Answer: A seller of residential property consisting of 1 to 4 residential units in Connecticut, whether represented by a real estate agent or not, is required by Connecticut State Law to provide a Residential Property Condition Disclosure Report . In the real estate industry such a seller who sells without utilizing the services of a real estate agent is referred to as a "FSBO" (pronounced "fizz-b?"), meaning "For Sale By Owner." The form states that "the seller will be required to credit the purchaser with the sum of $300.00 at closing if the seller fails to furnish this report as required by this act."

So, the answer to your question from a practical viewpoint is "probably not." The seller does face a $300 "penalty" at closing if he or she does not supply the form to the purchaser. Common sense would therefore cause one to conclude that a FSBO for the mere fine of $300 can purposely and knowingly fail to conform to the Connecticut Uniform Property Condition Disclosure Act.

However, having said that, a seller is potentially subject to a lawsuit if the nondisclosure involved a misrepresentation or falsehood of a material fact involving the subject property's condition.

Question (FL): I am a Loan Originator and I work for a full service Mortgage company in Orlando/Kissimmee, FL. I make a base salary plus bonuses per month. I just started in the Real Estate business about 6 months ago and I have made good money but my sister tells me that will all end soon because the real estate bubble will burst and the interest rates are steadily rising.

Prior to being in real estate, I was in healthcare. Do you think I should leave the real estate "world" and head for something steadier, or will the real estate market recover?

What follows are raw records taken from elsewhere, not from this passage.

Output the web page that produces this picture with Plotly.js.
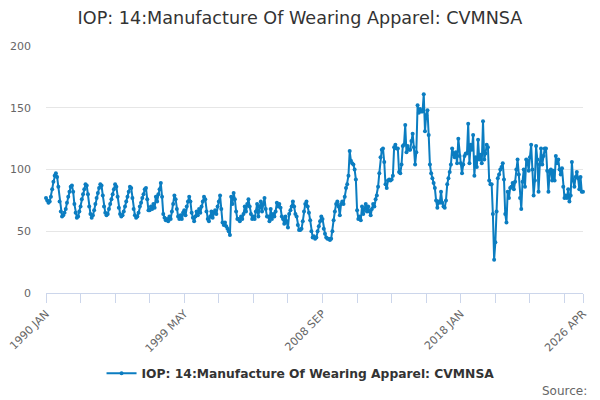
<!DOCTYPE html>
<html>
<head>
<meta charset="utf-8">
<script src="https://cdn.plot.ly/plotly-3.0.1.min.js"></script>
<style>html,body{margin:0;padding:0;background:#fff;}#chart{width:600px;height:400px;}</style>
</head>
<body>
<div id="chart"></div>
<script>
var seriesName = "IOP: 14:Manufacture Of Wearing Apparel: CVMNSA";
var startYear = 1990;
var monthNames = ["JAN","FEB","MAR","APR","MAY","JUN","JUL","AUG","SEP","OCT","NOV","DEC"];
var tickLabels = ["1990 JAN","1999 MAY","2008 SEP","2018 JAN","2026 APR"];

var values1990s = [
  77,75,73,74,78,84,90,95,97,94,86,74,
  66,62,63,65,68,73,78,82,86,87,82,72,
  65,61,62,66,70,76,80,84,88,87,80,70,
  64,61,63,67,72,77,81,85,88,87,79,70,
  65,63,64,68,72,76,80,84,88,86,78,69,
  64,62,63,66,70,74,78,82,86,85,77,68,
  63,61,62,65,70,73,77,80,84,85,76,67,
  67,70,68,72,69,78,74,80,84,89,78,64,
  61,59,60,58,62,60,66,72,79,76,68,62,
  60,63,60,65,67,63,70,74,78,74,65,61
];
var values2000s = [
  58,62,66,63,68,65,70,74,78,76,66,60,
  58,62,66,61,65,67,64,70,74,79,68,57,
  55,57,54,52,50,47,78,72,81,76,66,60,
  60,58,62,60,64,70,66,72,76,70,64,60,
  62,60,66,72,62,70,74,66,72,77,68,62,
  62,58,68,60,64,62,66,73,70,72,69,62,
  60,56,62,58,53,64,67,70,74,70,64,62,
  55,51,51,52,58,66,72,74,70,65,59,50,
  45,46,44,45,50,54,58,62,60,52,48,45,
  44,44,43,44,50,59,66,72,74,70,63,72
];
var values2010s = [
  74,72,78,85,88,95,115,107,105,104,100,92,
  67,60,62,59,70,64,68,72,66,70,66,63,
  68,72,70,76,79,86,97,110,116,117,106,88,
  85,91,92,91,92,95,118,120,117,117,98,97,
  104,119,120,136,114,119,116,116,123,129,118,104,
  114,152,146,149,147,147,161,131,144,148,128,104,
  97,93,89,85,75,69,74,73,82,73,70,69,
  75,88,93,98,104,117,112,110,114,105,125,111,
  105,97,104,111,113,113,137,105,120,116,128,95,
  110,102,124,108,112,105,139,108,113,120,118,91
];
var values2020s = [
  88,88,64,27,41,66,93,96,100,102,105,92,
  64,57,82,77,85,86,89,84,90,100,108,96,
  77,68,90,100,86,108,107,99,110,120,100,79,
  91,119,108,82,104,117,104,111,117,117,99,82,
  98,100,91,99,91,111,105,108,100,96,101,86,
  77,79,77,84,74,79,106,91,86,94,98,93,
  84,94,82,82
];

var values = values1990s.concat(values2000s, values2010s, values2020s);
var categories = values.map(function(_, i){
  return (startYear + Math.floor(i/12)) + " " + monthNames[i % 12];
});

// ticks every 28 months, labels every 4th tick, plus the final month
var tickEvery = 28;
var tickvals = [], ticktext = [];
for (var i = 0; i < categories.length; i += tickEvery) {
  tickvals.push(categories[i]);
  ticktext.push(tickLabels.indexOf(categories[i]) >= 0 ? categories[i] : "");
}
var lastCat = categories[categories.length - 1];
tickvals.push(lastCat);
ticktext.push(lastCat);

var color = "#0b7dc1";
var trace = {
  type: "scatter",
  mode: "lines+markers",
  x: categories,
  y: values,
  name: seriesName,
  line: {color: color, width: 2},
  marker: {color: color, size: 4},
  cliponaxis: false,
  hoverinfo: "x+y"
};

var layout = {
  width: 600, height: 400,
  margin: {l: 46, r: 17, t: 46, b: 107},
  paper_bgcolor: "#ffffff",
  plot_bgcolor: "#ffffff",
  font: {family: "DejaVu Sans, sans-serif", color: "#666666", size: 11},
  title: {
    text: seriesName,
    x: 0.5, xanchor: "center",
    y: 0.955, yanchor: "middle",
    font: {family: "DejaVu Sans, sans-serif", size: 17.6, color: "#333333"}
  },
  xaxis: {
    type: "category",
    range: [0, categories.length - 1],
    tickmode: "array",
    tickvals: tickvals,
    ticktext: ticktext,
    tickangle: -45,
    ticks: "outside",
    ticklen: 9,
    tickcolor: "#ccd6eb",
    showline: true,
    linecolor: "#ccd6eb",
    linewidth: 1,
    showgrid: false,
    zeroline: false,
    tickfont: {size: 11, color: "#666666"}
  },
  yaxis: {
    range: [0, 200],
    tickvals: [0, 50, 100, 150, 200],
    showgrid: true,
    gridcolor: "#e6e6e6",
    gridwidth: 1,
    zeroline: false,
    showline: false,
    ticks: "",
    ticklabelstandoff: 14,
    tickfont: {size: 11, color: "#666666"}
  },
  showlegend: true,
  legend: {
    orientation: "h",
    x: 0.474, xanchor: "center",
    y: -0.325, yanchor: "middle",
    font: {size: 12.3, color: "#333333", weight: "bold"}
  },
  annotations: [{
    text: "Source:",
    xref: "paper", yref: "paper",
    x: 1.012, xanchor: "right",
    y: -0.395, yanchor: "middle",
    showarrow: false,
    font: {size: 12, color: "#666666"}
  }]
};

Plotly.newPlot("chart", [trace], layout, {displayModeBar: false, staticPlot: true});
</script>
</body>
</html>
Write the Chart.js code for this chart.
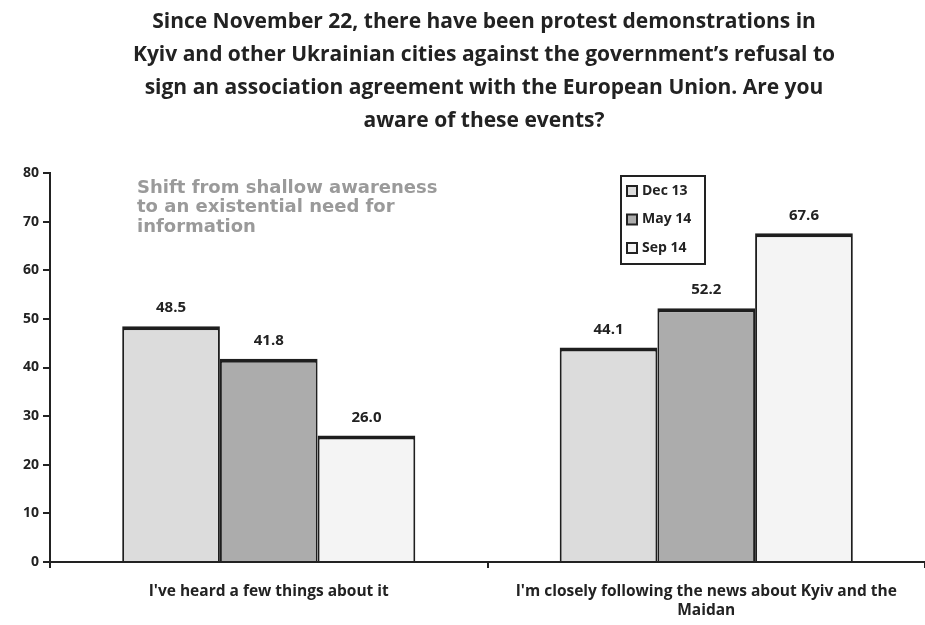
<!DOCTYPE html>
<html>
<head>
<meta charset="utf-8">
<script src="https://cdn.jsdelivr.net/npm/chart.js@4"></script>
<style>
    html, body { margin: 0; padding: 0; background: #fff; }
    #wrap { width: 925px; height: 625px; }
</style>
</head>
<body>
<div id="wrap"><canvas id="barChart" width="925" height="625"></canvas></div>
<script>
// chart data
var categories = ["I've heard a few things about it", ["I'm closely following the news about Kyiv and the", "Maidan"]];
var seriesNames = ['Dec 13', 'May 14', 'Sep 14'];
var dec13 = [48.5, 44.1];
var may14 = [41.8, 52.2];
var sep14 = [26.0, 67.6];
var yTicks = [0, 10, 20, 30, 40, 50, 60, 70, 80];

var titleLines = [
    'Since November 22, there have been protest demonstrations in',
    'Kyiv and other Ukrainian cities against the government\u2019s refusal to',
    'sign an association agreement with the European Union. Are you',
    'aware of these events?'
];
var noteLines = ['Shift from shallow awareness', 'to an existential need for', 'information'];

var fills = ['#dcdcdc', '#acacac', '#f4f4f4'];

// title, note, value labels and boxed legend
var extras = {
    id: 'extras',
    afterDatasetsDraw: function (chart) {
        var ctx = chart.ctx;
        ctx.save();
        ctx.fillStyle = '#222';
        ctx.textAlign = 'center';
        ctx.textBaseline = 'middle';
        ctx.font = 'bold 21px "Open Sans"';
        titleLines.forEach(function (t, i) {
            ctx.fillText(t, 484, 22 + i * 33);
        });

        ctx.fillStyle = '#9a9a9a';
        ctx.textAlign = 'left';
        ctx.font = 'bold 18px "DejaVu Sans"';
        noteLines.forEach(function (t, i) {
            ctx.fillText(t, 137, 188 + i * 19.5);
        });

        // value labels
        ctx.fillStyle = '#222';
        ctx.textAlign = 'center';
        ctx.font = 'bold 15px "Open Sans"';
        chart.data.datasets.forEach(function (ds, d) {
            chart.getDatasetMeta(d).data.forEach(function (bar, i) {
                ctx.fillText(ds.data[i].toFixed(1), bar.x, bar.y - 18);
            });
        });

        // legend box
        ctx.lineWidth = 2;
        ctx.strokeStyle = '#222';
        ctx.strokeRect(621, 176, 84, 88);
        ctx.textAlign = 'left';
        ctx.font = 'bold 14px "Open Sans"';
        chart.data.datasets.forEach(function (ds, d) {
            var y = 191 + d * 28.5;
            ctx.fillStyle = ds.backgroundColor;
            ctx.fillRect(627, y - 5, 10, 10);
            ctx.lineWidth = 2;
            ctx.strokeRect(627, y - 5, 10, 10);
            ctx.fillStyle = '#222';
            ctx.fillText(ds.label, 642, y);
        });
        ctx.restore();
    }
};

function makeSet(name, values, color) {
    return {
        label: name,
        data: values,
        backgroundColor: color,
        borderColor: '#1e1e1e',
        borderWidth: { top: 4, left: 2, right: 2, bottom: 0 },
        borderSkipped: 'bottom',
        categoryPercentage: 0.67,
        barPercentage: 1.0
    };
}

var ctx = document.getElementById('barChart').getContext('2d');
var barChart = new Chart(ctx, {
    type: 'bar',
    data: {
        labels: categories,
        datasets: [
            makeSet(seriesNames[0], dec13, fills[0]),
            makeSet(seriesNames[1], may14, fills[1]),
            makeSet(seriesNames[2], sep14, fills[2])
        ]
    },
    plugins: [extras],
    options: {
        responsive: false,
        animation: false,
        layout: { padding: { top: 173, right: 0, left: 0, bottom: 0 } },
        plugins: {
            legend: { display: false },
            title: { display: false },
            tooltip: { enabled: false }
        },
        scales: {
            x: {
                afterFit: function (scale) { scale.height = 63; },
                grid: {
                    offset: true,
                    drawOnChartArea: false,
                    drawTicks: true,
                    tickLength: 6,
                    color: '#222',
                    lineWidth: 2
                },
                border: { color: '#222', width: 2 },
                ticks: {
                    color: '#222',
                    font: { family: 'Open Sans', weight: 'bold', size: 15.5, lineHeight: 1.25 },
                    padding: 14,
                    maxRotation: 0
                }
            },
            y: {
                min: 0,
                max: 80,
                afterFit: function (scale) { scale.width = 50; },
                afterBuildTicks: function (scale) {
                    scale.ticks = yTicks.map(function (v) { return { value: v }; });
                },
                grid: {
                    drawOnChartArea: false,
                    drawTicks: true,
                    tickLength: 7,
                    color: '#222',
                    lineWidth: 2
                },
                border: { color: '#222', width: 2 },
                ticks: {
                    color: '#222',
                    font: { family: 'Open Sans', weight: 'bold', size: 14 },
                    padding: 4
                }
            }
        }
    }
});
</script>
</body>
</html>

I love what I do and the money I make but I also want a steady future as well.

Answer: The demand for real estate, and therefore the resulting demand for mortgage loans, is a localized phenomenon. One real estate market in the U.S. does not create a national trend. We suggest you read a column in Realty Times by Peter G. Miller, entitled "What's Really Happening with Home Prices?" .

However, the bottom line, in the opinion of these writers, is that both real estate and mortgage origination are customer service activities. That is, the degree of success a real estate agent and/or a loan originator enjoys is directly proportional to how consistent the agent or originator delivers what the consumer wants and needs at a price and upon terms the consumer is willing and able to pay. If you are not comfortable with the self-motivation required by those parameters, then you should seek a steadier career. But if you are motivated each day to perform for the best interests of your customers and clients, then you will continue to do well in either loan origination, real estate brokerage, or both.

Question (NM): How may I learn the names of the owners or principals of a company holding a specific Texas realtor's license?

Answer: Access the Texas Real Estate Commission's website . Select the "Quick Links" dropdown menu-bar, and select "Licensee Info Search." When that screen displays, enter the firm's name without commas. When you locate the firm, the "DO" or "Designated Officer" (Broker of Record) will be listed, as well as the agents affiliated with his or her firm.

For the principals associated with the firm, access the Texas Secretary of State's website , and then select "SOS Direct, File and search business documents online." Follow the prompts to search the records of the type of the entity you are seeking. There will be a nominal charge for this service, depending upon how many records you wish to select.